It’s a map that shows where pirate attacks occur. You can even click on individual incidents to get more-detailed information.
The Caribbean is amazingly pirate-free, as is the Med, Australia, New Zealand, most of South America and many other places.
And, the best news is, it appears our route to Japan is 100% pirate free! What we’ll do after we get there is a tougher question…
And, on a different topic:
If you haven’t been following Kosmos’ adventures lately, it’s a good day to read their latest report:
It raises the issue of one of my deepest fears about boating, and one of the things which is really the greatest nuisance of cruising.
I have always had a rule which drives Roberta crazy. When at anchor, I don’t like to let the boat get out of sight. I like to know that if the wind comes up I can be back on the boat in minutes. I still remember the first time I had to break this rule. We were anchored off a small island, in the Med. The island was only about 2 miles around and Roberta insisted we explore the island.

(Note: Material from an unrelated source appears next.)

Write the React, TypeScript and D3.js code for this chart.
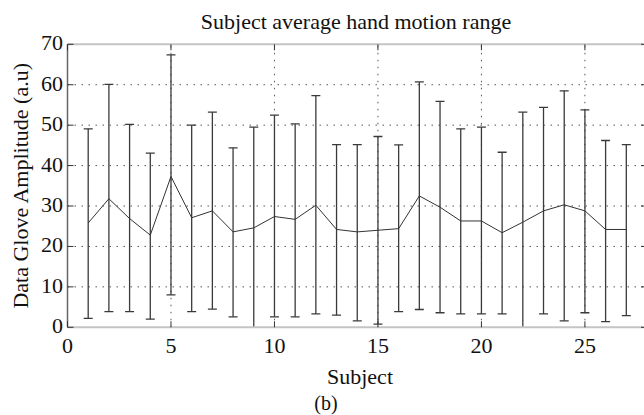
import * as d3 from 'd3';

// values
const subjects = d3.range(1, 28);
const means = [25.8, 31.8, 26.9, 22.8, 37.3, 27.1, 28.8, 23.6, 24.6, 27.4, 26.7, 30.2, 24.2, 23.6, 24.0, 24.4, 32.5, 29.7, 26.3, 26.3, 23.4, 26.0, 28.8, 30.3, 28.8, 24.2, 24.2];
const upper = [49.1, 60.1, 50.2, 43.1, 67.4, 50.0, 53.2, 44.4, 49.5, 52.5, 50.3, 57.3, 45.2, 45.2, 47.2, 45.1, 60.7, 55.9, 49.1, 49.5, 43.3, 53.2, 54.4, 58.5, 53.8, 46.2, 45.2];
const lower = [2.2, 3.9, 3.9, 2.0, 8.0, 3.9, 4.5, 2.6, -0.3, 2.6, 2.6, 3.3, 3.0, 1.6, 0.8, 3.9, 4.4, 3.6, 3.3, 3.3, 3.3, -1.2, 3.3, 1.6, 3.6, 1.4, 2.9];
const xTicks = [0, 5, 10, 15, 20, 25];
const yTicks = [0, 10, 20, 30, 40, 50, 60, 70];

const W = 644;
const H = 415;
const serif = { fontFamily: "'Liberation Serif', 'Times New Roman', serif" };

export default function App() {
  const x = d3.scaleLinear().domain([0, 28]).range([67.5, 647]);
  const y = d3.scaleLinear().domain([0, 70]).range([327.3, 44.3]);
  const [x0, x1] = x.range();
  const [y0, y1] = y.range();
  const cap = 4.5;
  const tick = 6;

  const line = d3.line<number>()
    .x((_, i) => x(subjects[i]))
    .y(d => y(d));

  return (
    <svg width={W} height={H} style={{ position: 'absolute', left: 0, top: 0, background: '#fff', ...serif }}>
      <defs>
        <clipPath id="plot">
          <rect x={x0} y={y1} width={x1 - x0} height={y0 - y1} />
        </clipPath>
      </defs>

      {/* grid */}
      <g stroke="#555" strokeWidth={1} strokeDasharray="1.5 5.5">
        {yTicks.slice(1, -1).map(t => (
          <line key={'gy' + t} x1={x0} x2={x1} y1={y(t)} y2={y(t)} />
        ))}
        {xTicks.slice(1).map(t => (
          <line key={'gx' + t} x1={x(t)} x2={x(t)} y1={y0} y2={y1} />
        ))}
      </g>

      {/* error bars */}
      <g stroke="#3a3a3a" strokeWidth={1.3} clipPath="url(#plot)">
        {subjects.map((s, i) => (
          <g key={s}>
            <line x1={x(s)} x2={x(s)} y1={y(lower[i])} y2={y(upper[i])} />
            <line x1={x(s) - cap} x2={x(s) + cap} y1={y(upper[i])} y2={y(upper[i])} />
            <line x1={x(s) - cap} x2={x(s) + cap} y1={y(lower[i])} y2={y(lower[i])} />
          </g>
        ))}
      </g>

      {/* mean line */}
      <path d={line(means) ?? ''} fill="none" stroke="#333" strokeWidth={1} />

      {/* axes box */}
      <line x1={x0} x2={x1} y1={y1} y2={y1} stroke="#c4c4c4" strokeWidth={2} />
      <line x1={x0} x2={x1} y1={y0} y2={y0} stroke="#c4c4c4" strokeWidth={2} />
      <line x1={x0} x2={x0} y1={y0} y2={y1} stroke="#666" strokeWidth={1.5} />
      <line x1={x1} x2={x1} y1={y0} y2={y1} stroke="#666" strokeWidth={1.5} />

      {/* ticks */}
      <g stroke="#333" strokeWidth={1}>
        {xTicks.map(t => (
          <g key={'tx' + t}>
            <line x1={x(t)} x2={x(t)} y1={y0} y2={y0 - tick} />
            <line x1={x(t)} x2={x(t)} y1={y1} y2={y1 + tick} />
          </g>
        ))}
        {yTicks.map(t => (
          <g key={'ty' + t}>
            <line x1={x0} x2={x0 + tick} y1={y(t)} y2={y(t)} />
            <line x1={x1} x2={x1 - tick} y1={y(t)} y2={y(t)} />
          </g>
        ))}
      </g>

      {/* tick labels */}
      <g fontSize={22} fill="#111">
        {xTicks.map(t => (
          <text key={'lx' + t} x={x(t)} y={353} textAnchor="middle" style={serif}>{t}</text>
        ))}
        {yTicks.map(t => (
          <text key={'ly' + t} x={63} y={y(t) + 6} textAnchor="end" style={serif}>{t}</text>
        ))}
      </g>

      {/* titles */}
      <text x={356} y={29} fontSize={22} textAnchor="middle" fill="#111" style={serif}>Subject average hand motion range</text>
      <text x={360} y={384} fontSize={22} textAnchor="middle" fill="#111" style={serif}>Subject</text>
      <text x={326} y={410} fontSize={20} textAnchor="middle" fill="#111" style={serif}>(b)</text>
      <text transform={`translate(28,${(y0 + y1) / 2}) rotate(-90)`} fontSize={22} textAnchor="middle" fill="#111" style={serif}>
        Data Glove Amplitude (a.u)
      </text>
    </svg>
  );
}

I couldn’t imagine being out of sight of the boat, and it took her a serious effort, and some harsh words, to get me to hike.
Over the years since, I’ve loosened up, and more relevantly, built confidence in my ground tackle. Depending on where we are, and how the skys look, I can now comfortably leave the boat for a few hours. But, irregardless the weather, I’m never really comfortable out of sight of the boat while it is at anchor. I can’t imagine “leaving the boat at anchor for a day or two” so we can go inland exploring. Even if it were a completely protected anchorage, how do I leave the tender? There are few safe places in third world countries where it is safe to leave the tender for several days. And, if you lose the tender, in the middle of nowhere, it can be a long drive to go fetch a new one.